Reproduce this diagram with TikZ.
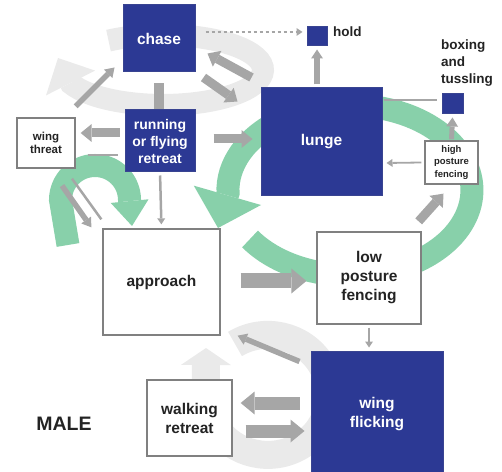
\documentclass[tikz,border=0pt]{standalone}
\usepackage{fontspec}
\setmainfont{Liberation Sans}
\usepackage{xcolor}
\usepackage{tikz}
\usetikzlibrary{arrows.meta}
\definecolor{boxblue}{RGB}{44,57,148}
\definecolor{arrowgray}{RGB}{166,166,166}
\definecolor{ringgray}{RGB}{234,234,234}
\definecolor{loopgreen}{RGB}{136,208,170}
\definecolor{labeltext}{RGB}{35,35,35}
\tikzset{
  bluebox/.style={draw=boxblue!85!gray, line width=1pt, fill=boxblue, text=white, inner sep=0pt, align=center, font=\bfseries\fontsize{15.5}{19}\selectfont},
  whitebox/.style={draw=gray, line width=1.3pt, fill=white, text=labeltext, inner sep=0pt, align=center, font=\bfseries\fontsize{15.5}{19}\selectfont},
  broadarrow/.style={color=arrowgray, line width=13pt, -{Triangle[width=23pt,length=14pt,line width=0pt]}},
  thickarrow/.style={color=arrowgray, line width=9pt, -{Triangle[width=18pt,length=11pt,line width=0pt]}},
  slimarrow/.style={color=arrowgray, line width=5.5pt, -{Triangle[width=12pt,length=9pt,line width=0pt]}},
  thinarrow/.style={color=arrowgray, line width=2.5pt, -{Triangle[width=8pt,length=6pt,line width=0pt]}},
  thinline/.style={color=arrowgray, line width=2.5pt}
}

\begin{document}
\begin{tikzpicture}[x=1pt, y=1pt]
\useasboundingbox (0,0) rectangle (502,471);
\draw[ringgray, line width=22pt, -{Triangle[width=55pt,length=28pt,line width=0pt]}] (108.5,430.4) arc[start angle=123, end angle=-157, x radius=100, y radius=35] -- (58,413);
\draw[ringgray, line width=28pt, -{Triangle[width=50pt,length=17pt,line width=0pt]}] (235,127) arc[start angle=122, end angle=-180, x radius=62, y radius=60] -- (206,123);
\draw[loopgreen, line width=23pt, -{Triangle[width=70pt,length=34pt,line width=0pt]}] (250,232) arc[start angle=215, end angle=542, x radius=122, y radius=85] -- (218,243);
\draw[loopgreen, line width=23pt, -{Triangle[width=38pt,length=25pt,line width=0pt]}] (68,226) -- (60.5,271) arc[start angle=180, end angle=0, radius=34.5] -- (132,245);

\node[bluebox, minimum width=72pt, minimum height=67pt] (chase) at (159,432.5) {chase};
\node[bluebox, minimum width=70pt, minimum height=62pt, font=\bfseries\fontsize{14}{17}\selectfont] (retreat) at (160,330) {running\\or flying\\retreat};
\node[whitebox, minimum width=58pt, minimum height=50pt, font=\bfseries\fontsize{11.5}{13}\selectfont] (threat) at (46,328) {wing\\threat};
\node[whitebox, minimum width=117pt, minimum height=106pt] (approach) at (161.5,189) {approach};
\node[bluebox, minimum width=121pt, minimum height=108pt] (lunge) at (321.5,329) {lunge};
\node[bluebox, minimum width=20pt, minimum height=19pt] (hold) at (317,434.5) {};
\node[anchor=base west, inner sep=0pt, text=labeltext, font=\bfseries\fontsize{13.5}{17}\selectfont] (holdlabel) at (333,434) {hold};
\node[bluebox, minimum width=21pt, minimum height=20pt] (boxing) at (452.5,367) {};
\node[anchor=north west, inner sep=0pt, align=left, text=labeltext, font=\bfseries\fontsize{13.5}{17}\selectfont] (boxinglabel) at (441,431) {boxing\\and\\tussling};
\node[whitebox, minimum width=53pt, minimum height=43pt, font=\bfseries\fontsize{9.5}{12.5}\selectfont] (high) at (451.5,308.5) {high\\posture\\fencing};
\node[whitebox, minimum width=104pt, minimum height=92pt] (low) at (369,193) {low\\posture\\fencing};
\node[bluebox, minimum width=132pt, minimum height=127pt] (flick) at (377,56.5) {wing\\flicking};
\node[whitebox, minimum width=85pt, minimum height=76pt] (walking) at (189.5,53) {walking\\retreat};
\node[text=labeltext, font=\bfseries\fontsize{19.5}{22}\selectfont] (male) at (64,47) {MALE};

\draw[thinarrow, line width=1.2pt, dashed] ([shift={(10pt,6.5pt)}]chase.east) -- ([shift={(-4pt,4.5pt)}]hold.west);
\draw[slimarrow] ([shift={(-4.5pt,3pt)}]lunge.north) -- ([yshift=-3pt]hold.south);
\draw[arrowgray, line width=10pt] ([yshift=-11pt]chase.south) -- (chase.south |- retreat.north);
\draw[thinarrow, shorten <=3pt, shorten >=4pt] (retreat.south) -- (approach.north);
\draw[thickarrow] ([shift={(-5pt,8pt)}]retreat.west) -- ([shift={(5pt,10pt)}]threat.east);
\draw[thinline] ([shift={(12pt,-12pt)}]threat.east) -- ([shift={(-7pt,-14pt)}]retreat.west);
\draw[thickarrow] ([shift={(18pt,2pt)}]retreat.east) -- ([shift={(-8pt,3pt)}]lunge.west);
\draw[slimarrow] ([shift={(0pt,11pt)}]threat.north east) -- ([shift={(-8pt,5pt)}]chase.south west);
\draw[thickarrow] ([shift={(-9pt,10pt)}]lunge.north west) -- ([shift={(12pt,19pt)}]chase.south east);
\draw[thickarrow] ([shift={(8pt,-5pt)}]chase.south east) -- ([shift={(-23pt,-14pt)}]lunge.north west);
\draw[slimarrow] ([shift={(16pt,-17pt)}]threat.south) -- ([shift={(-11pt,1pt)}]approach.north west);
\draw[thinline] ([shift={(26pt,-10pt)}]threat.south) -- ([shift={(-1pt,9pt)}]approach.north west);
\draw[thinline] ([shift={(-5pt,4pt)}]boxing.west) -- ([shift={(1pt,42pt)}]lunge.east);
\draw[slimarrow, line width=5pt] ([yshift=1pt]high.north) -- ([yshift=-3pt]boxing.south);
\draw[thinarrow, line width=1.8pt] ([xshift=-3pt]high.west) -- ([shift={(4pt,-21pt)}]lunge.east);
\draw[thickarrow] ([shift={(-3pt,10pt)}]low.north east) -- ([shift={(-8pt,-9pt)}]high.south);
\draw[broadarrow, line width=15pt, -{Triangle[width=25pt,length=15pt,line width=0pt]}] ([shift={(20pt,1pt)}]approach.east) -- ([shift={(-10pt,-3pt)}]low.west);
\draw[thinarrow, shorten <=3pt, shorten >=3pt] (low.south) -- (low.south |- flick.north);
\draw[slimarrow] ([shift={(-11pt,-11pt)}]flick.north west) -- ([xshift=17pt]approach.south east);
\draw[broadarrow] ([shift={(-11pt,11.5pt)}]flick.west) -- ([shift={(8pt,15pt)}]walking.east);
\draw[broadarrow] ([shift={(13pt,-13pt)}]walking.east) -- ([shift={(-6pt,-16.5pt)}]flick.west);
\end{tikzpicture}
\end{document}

...

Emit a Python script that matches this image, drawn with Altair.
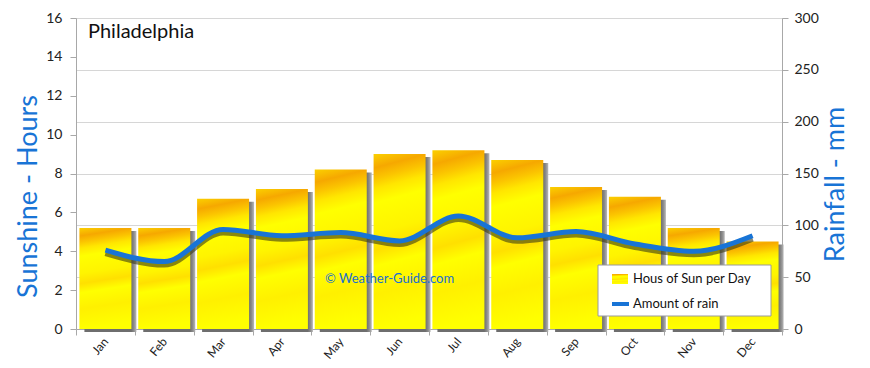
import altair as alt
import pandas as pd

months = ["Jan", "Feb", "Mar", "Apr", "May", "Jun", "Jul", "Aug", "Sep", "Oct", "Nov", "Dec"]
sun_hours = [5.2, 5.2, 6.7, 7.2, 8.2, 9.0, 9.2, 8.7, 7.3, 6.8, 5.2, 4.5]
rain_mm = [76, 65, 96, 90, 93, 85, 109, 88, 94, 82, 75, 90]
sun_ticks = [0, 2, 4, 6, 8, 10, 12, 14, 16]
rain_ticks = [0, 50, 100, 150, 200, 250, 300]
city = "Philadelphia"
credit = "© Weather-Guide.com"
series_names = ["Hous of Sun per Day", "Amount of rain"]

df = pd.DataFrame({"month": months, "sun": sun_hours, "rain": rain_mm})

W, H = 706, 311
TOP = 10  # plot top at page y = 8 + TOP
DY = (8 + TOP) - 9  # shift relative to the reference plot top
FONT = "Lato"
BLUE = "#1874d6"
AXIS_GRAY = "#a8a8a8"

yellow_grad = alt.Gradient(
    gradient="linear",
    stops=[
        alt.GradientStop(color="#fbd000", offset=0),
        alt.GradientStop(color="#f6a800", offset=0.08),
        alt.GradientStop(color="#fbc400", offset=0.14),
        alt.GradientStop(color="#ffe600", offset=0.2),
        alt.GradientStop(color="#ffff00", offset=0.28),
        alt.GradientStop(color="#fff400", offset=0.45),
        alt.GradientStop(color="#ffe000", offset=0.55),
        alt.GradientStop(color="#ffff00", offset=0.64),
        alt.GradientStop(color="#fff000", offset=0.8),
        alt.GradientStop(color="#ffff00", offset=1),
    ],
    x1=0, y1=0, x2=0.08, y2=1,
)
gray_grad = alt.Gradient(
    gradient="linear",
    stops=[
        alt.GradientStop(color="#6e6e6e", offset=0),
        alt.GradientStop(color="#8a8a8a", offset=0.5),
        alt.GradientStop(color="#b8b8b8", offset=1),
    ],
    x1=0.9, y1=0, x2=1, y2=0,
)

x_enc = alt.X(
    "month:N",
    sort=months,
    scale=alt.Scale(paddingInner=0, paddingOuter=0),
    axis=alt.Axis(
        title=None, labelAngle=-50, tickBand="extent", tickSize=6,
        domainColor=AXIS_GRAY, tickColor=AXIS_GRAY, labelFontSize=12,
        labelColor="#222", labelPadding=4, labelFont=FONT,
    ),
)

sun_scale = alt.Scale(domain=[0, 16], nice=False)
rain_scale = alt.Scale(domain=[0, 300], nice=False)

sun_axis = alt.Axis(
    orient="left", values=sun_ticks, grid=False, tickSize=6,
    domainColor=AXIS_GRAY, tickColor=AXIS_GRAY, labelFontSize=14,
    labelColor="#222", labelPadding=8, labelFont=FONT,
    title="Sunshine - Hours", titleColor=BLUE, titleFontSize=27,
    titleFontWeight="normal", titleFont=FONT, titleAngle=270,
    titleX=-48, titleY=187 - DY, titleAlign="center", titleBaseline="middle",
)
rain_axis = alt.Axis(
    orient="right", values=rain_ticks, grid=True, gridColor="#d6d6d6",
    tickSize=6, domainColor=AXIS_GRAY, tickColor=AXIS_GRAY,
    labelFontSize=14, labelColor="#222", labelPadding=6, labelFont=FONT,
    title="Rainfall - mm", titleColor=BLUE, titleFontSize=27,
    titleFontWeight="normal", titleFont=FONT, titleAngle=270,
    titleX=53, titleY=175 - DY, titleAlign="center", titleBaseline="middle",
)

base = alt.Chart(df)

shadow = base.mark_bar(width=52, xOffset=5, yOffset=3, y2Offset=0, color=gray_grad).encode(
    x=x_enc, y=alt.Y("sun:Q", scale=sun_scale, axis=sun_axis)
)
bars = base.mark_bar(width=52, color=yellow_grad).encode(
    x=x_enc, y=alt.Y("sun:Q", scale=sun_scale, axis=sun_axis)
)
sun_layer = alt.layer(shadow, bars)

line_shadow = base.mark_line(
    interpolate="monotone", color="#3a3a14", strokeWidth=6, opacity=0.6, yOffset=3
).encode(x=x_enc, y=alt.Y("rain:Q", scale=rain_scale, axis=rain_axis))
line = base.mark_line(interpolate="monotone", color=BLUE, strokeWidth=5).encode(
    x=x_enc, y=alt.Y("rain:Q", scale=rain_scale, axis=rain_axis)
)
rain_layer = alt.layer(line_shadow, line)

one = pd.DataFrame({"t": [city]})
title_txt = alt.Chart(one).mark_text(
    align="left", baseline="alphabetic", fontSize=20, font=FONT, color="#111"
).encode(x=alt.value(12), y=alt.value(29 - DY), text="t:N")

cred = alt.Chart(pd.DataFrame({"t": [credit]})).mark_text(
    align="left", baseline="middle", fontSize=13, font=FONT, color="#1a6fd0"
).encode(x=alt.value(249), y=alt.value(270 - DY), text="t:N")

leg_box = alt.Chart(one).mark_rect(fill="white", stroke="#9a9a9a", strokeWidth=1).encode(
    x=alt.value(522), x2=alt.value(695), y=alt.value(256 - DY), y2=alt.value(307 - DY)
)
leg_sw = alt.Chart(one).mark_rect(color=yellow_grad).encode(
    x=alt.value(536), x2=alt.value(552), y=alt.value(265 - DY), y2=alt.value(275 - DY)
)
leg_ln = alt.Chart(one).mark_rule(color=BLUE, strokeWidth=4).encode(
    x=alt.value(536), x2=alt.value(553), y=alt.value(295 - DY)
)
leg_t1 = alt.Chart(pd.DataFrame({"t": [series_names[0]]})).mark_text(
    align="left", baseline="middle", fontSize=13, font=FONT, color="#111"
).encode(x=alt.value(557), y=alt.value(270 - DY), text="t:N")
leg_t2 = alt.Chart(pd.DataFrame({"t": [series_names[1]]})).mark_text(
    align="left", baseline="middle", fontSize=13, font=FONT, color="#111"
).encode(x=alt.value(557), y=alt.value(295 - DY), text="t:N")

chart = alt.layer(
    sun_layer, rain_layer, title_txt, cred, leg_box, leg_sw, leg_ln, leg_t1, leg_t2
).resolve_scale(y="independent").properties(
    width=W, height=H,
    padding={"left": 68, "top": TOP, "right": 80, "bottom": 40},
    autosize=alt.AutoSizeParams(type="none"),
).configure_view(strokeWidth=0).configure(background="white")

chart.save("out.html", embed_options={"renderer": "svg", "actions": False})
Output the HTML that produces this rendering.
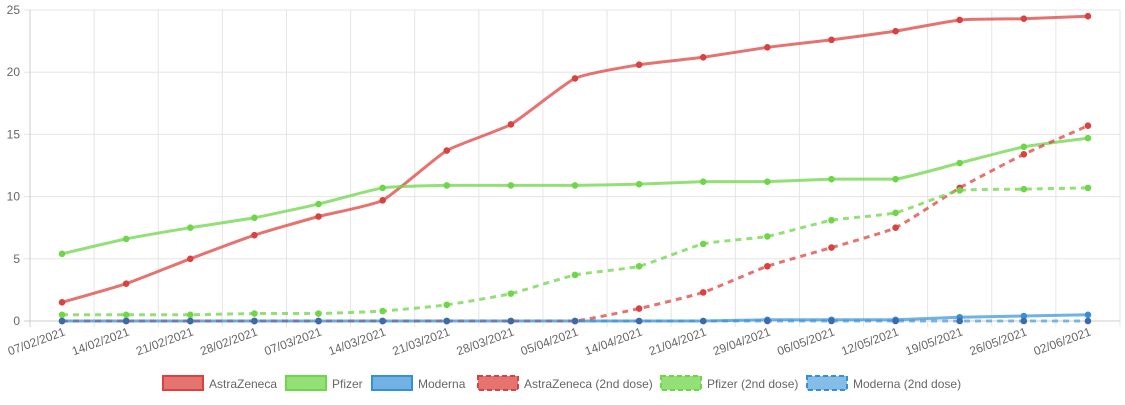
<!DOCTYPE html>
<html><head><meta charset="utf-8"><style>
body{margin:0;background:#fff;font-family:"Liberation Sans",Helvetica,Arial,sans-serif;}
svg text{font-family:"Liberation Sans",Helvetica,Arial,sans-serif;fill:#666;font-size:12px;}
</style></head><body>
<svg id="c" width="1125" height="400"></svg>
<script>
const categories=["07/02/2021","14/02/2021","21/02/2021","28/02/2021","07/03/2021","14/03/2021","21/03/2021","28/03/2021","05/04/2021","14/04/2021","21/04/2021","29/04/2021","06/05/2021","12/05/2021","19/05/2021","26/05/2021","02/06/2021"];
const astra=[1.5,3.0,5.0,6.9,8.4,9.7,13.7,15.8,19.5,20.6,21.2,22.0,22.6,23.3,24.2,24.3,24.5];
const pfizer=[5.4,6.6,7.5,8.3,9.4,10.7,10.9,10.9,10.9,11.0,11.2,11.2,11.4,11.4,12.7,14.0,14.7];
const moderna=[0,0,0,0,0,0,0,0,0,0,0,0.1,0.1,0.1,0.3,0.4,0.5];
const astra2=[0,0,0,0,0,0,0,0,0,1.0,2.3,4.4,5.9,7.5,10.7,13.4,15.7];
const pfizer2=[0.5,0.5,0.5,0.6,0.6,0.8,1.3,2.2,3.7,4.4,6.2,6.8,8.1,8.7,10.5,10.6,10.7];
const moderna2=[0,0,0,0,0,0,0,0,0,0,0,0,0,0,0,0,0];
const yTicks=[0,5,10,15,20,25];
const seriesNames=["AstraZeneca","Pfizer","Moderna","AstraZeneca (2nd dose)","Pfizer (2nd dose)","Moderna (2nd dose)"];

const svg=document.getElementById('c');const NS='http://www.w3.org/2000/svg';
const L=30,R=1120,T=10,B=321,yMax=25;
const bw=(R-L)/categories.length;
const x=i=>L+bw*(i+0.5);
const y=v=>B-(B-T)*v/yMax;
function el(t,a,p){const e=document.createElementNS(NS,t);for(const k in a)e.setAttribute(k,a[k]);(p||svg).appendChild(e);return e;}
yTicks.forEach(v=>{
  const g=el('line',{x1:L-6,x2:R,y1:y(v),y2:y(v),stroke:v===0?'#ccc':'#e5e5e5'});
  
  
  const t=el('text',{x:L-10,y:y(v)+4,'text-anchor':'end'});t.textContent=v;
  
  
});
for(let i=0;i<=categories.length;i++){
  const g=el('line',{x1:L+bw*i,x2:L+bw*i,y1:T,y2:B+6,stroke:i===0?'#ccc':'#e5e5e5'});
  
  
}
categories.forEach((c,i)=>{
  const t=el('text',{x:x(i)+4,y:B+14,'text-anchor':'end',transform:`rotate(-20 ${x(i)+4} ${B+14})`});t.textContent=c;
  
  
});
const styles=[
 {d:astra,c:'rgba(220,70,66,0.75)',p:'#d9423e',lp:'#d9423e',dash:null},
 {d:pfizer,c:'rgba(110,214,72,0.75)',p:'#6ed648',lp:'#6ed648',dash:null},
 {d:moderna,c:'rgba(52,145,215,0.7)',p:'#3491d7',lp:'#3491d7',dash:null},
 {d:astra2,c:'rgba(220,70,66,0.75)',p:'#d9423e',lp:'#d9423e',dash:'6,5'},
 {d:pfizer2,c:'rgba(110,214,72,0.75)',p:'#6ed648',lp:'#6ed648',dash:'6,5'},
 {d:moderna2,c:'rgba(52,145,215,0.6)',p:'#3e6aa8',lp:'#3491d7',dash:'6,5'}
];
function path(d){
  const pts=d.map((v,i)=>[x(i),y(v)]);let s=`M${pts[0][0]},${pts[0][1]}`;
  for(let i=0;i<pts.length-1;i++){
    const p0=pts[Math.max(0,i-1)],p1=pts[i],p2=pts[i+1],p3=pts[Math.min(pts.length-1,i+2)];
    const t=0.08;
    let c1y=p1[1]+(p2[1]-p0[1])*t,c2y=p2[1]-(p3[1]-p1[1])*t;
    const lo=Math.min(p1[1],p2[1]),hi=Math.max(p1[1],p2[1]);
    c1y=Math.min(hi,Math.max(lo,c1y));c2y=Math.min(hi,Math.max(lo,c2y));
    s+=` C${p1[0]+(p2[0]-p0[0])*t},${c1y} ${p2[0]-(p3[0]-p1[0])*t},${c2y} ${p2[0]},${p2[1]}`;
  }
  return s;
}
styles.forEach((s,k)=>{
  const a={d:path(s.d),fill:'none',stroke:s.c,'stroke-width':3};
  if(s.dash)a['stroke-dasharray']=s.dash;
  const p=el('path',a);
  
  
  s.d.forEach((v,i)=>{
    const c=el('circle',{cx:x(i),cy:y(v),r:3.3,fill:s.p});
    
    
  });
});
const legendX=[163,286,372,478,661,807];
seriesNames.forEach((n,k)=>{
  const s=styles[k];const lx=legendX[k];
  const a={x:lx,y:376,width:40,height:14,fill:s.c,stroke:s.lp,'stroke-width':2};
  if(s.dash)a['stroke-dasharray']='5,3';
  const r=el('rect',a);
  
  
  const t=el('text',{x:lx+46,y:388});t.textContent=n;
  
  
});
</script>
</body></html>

---

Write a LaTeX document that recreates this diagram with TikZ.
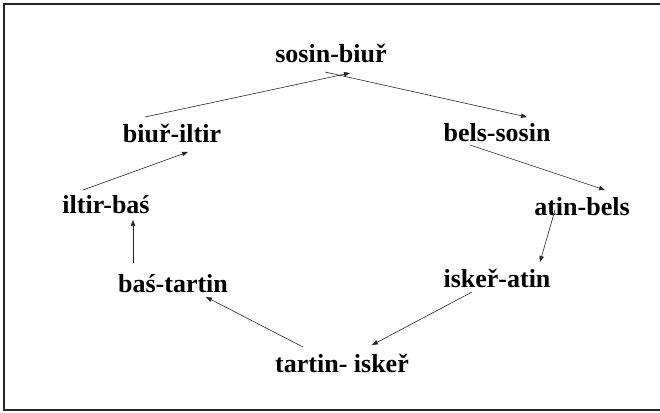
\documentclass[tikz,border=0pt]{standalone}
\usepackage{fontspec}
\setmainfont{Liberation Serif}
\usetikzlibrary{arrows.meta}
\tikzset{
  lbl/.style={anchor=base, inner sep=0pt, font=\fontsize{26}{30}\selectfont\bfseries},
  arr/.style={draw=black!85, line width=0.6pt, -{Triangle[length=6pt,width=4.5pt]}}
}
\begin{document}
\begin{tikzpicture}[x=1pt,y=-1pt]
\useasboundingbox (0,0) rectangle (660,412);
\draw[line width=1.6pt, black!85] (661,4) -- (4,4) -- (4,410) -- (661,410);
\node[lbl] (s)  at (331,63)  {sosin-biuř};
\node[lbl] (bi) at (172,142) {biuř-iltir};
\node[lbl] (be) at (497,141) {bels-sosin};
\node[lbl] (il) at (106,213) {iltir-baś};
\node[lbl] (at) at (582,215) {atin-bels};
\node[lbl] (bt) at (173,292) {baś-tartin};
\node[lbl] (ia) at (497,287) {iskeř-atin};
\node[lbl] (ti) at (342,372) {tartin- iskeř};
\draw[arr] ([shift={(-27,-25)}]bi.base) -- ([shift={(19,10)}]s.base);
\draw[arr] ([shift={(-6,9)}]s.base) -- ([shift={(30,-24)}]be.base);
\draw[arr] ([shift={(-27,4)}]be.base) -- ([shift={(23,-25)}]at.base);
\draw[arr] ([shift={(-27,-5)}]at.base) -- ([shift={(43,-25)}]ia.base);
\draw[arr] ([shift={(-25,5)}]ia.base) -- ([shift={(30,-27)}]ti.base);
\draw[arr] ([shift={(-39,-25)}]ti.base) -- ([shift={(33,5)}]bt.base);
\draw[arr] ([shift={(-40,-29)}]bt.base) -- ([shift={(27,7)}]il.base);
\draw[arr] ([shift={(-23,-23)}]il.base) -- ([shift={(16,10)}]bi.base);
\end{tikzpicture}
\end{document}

_WHAT IS NEEDED:_ Check each line of the records above for the string "script", and report every line that has it.

_SOLUTION TO THIS TASK:_
Emit a Python script that matches this image, drawn with Altair.
<script>
</script>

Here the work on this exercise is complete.